This folder contains an object model that captures Matter semantics as precisely as possible. It also includes support logic related to model manipulation and runtime validation.
Other representations of the Matter data model in matter.js offer similar representations with a different focus. The TLV models data with a focus on serialization and manipulation of instance values. The Cluster API models clusters in an operational form and in fact is partially generated from this model.
All references to Matter specification in the object model corpus refer collectively to Matter 1.3 Core Specification, Matter 1.3 Application Cluster Specification, and Matter 1.3 Device Library Specification.
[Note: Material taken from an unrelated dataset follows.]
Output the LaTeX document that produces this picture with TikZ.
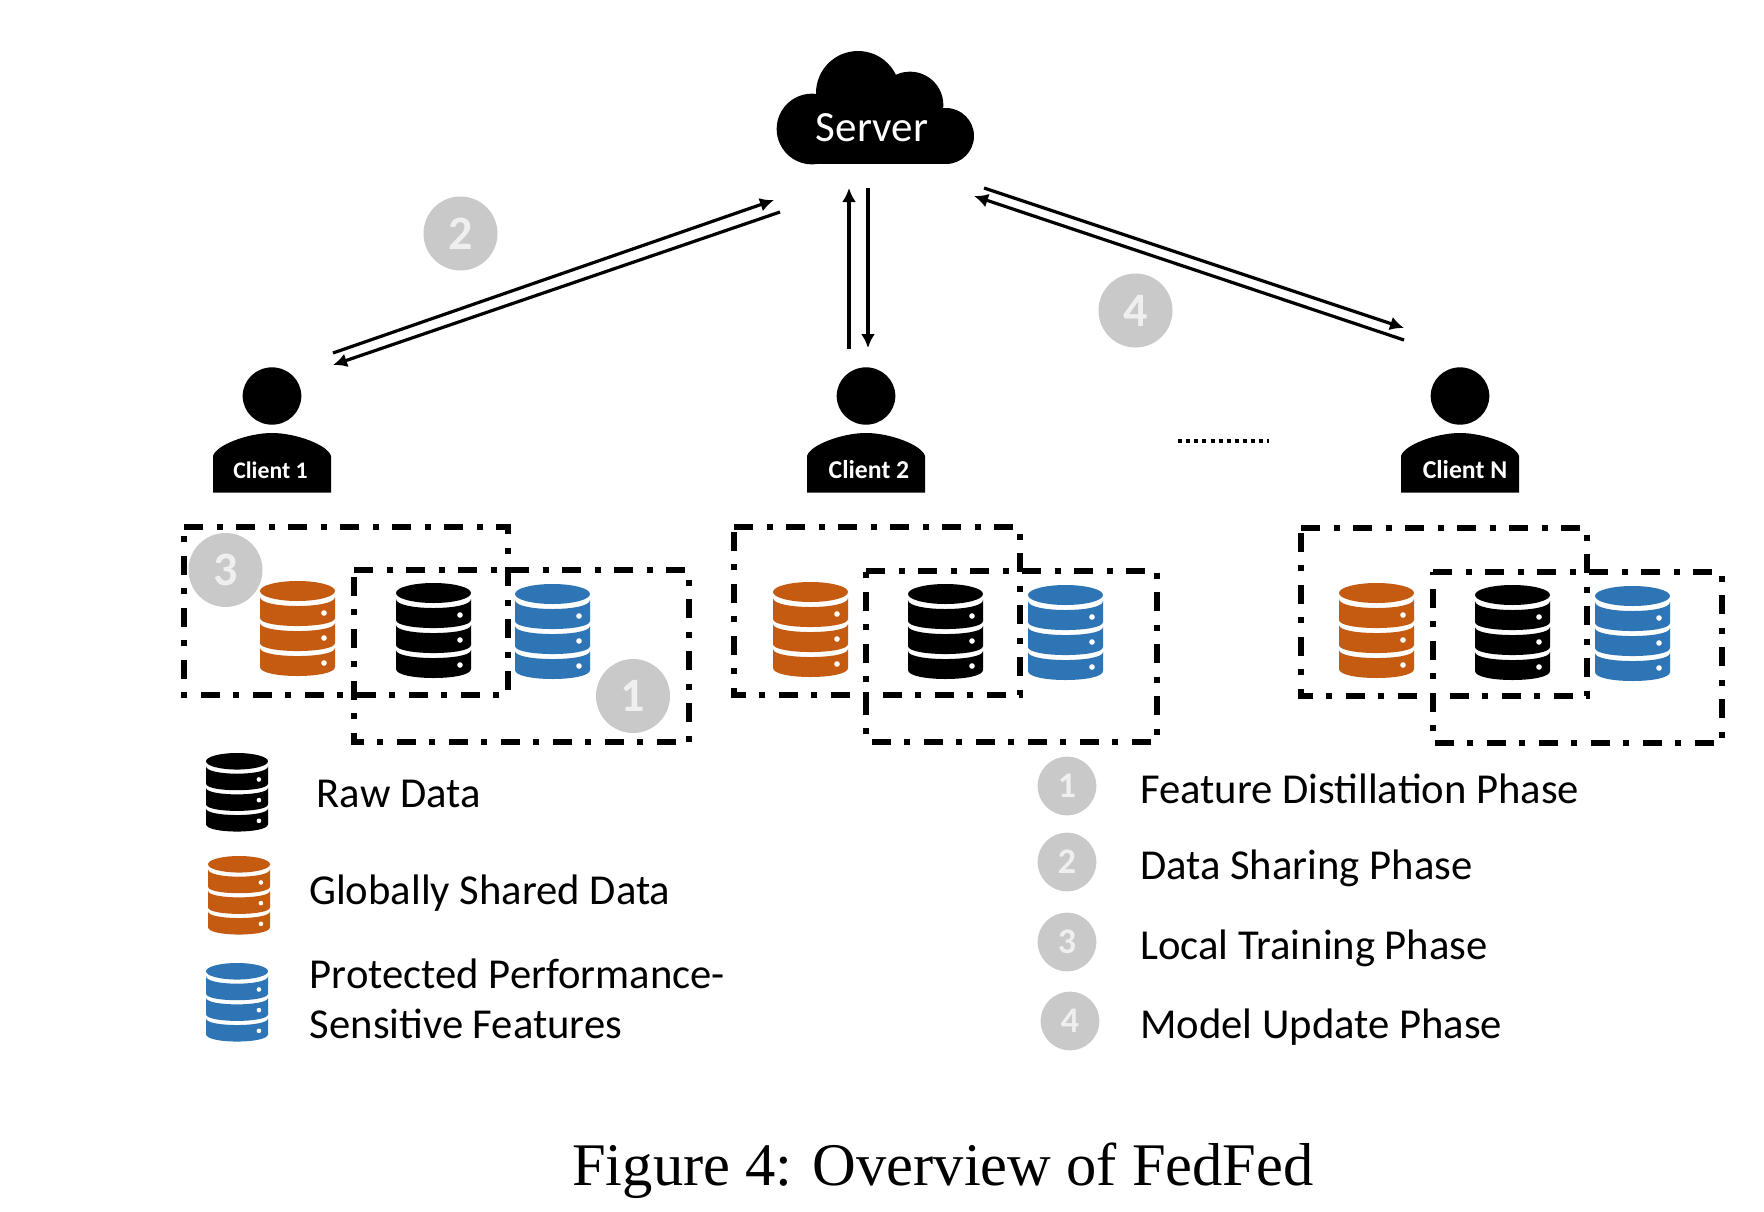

Subfolders support specific functions:
- elements/ - types describing the data model
- models/ - classes implementing an operational version of the data model
- standard/ - the full data model defined by the Matter Specification
- definitions/ - support enums and types
- aspects/ - parsers and ASTs for fields that utilize domain specific languages
- logic/ - various algorithms that operate on models
The datatypes in elements model Matter elements using TypeScript types. Elements are a formal component of the Matter specification that describe individual structures in the data model. Our element definitions are subtypes of BaseElement.
For each element definition, a class in models offers a concrete operational implementation. This is the API to use if you need to work with the data model beyond simple data modeling. Our models are all subtypes of Model.
MatterModel is the primary entrypoint to the API.
Obtain a working instance of the model:
import { MatterModel } from "@matter/model";
const matter = new MatterModel();Retrieve standard definitions from the model:
import { DatatypeModel, ClusterModel } from "@matter/model";
const OnOffCluster = matter.get(ClusterModel, "OnOff");
const uint8 = matter.get(DatatypeModel, "uint8");Iterate over attributes of a cluster:
for (const attribute of OnOffCluster.attributes) {
// Do something
}The base model includes global datatypes defined by the Matter specification. We generate other elements of the standard model by merging models in the top-level models package.
To recreate the standard model files:
cd matter.js/codegen
npm run generate-modelInput model spec.ts is the data model defined by the Matter specification.
We generate spec.ts from the Matter specification documents. This ensures our definitions align with the specification and gives us detailed information unavailable elsewhere.
The spec generator is generate-spec.ts. To run:
cd matter.js/codegen
npm run generate-specDetails we extract from the specification include standard element names, types and detailed documentation including cross references to specification documents. We also extract DSL-based definitions of Matter concepts such as conformance, constraints, etc.
Input model chip.ts is the CHIP data model. CHIP is Project CHIP's connectedhomeip repository. At the time of this writing this is the most robust open-source programmatic definition of Matter elements and serves as a defacto standard for Matter definitions.
We generate chip.ts from CHIP definitions. This ensures our definitions align with CHIP's.
The CHIP generator is generate-chip. To run:
cd matter.js/codegen
npm run generate-chipInput model local.ts defines elements that are unavailable (or incorrect) in the other models. This partial model is the result of editorial decisions by matter.js contributors.
Unlike above data models, the standard data model in src/model/standard is part of the matter.js public API. This represents our best attempt at a complete Matter data model.
generate-model.ts creates this model by analyzing and combining elements from the models above.
To update the standard model:
cd matter.js/codegen
npm run generate-modelOne of the ways we use the Matter Object Model is to generate cluster implementations.
The cluster generator is generate-cluster.ts. To run:
cd matter.js/codegen
npm run generateNote that this will rebuild the model (above) and the clusters. If you know the model is unchanged you can also just generate the clusters:
cd matter.js/codegen
npm run generate-clustersThis is generally only useful if you are modifying the cluster generation code or if you have already generated the model.
Many of the scripts mentioned above generate models. It is important that these models are accurate.
To this end, there is extensive validation that every generator runs before output. Validation prints detailed information about the state of every element in the model.
Each validation error is associated with an error code. If there are errors, a summary of the errors is printed at the end of validation.
The final model is also validated during testing by MatterTest.
Automatic validation can't find every semantic error but it does ensure the resulting model is functional.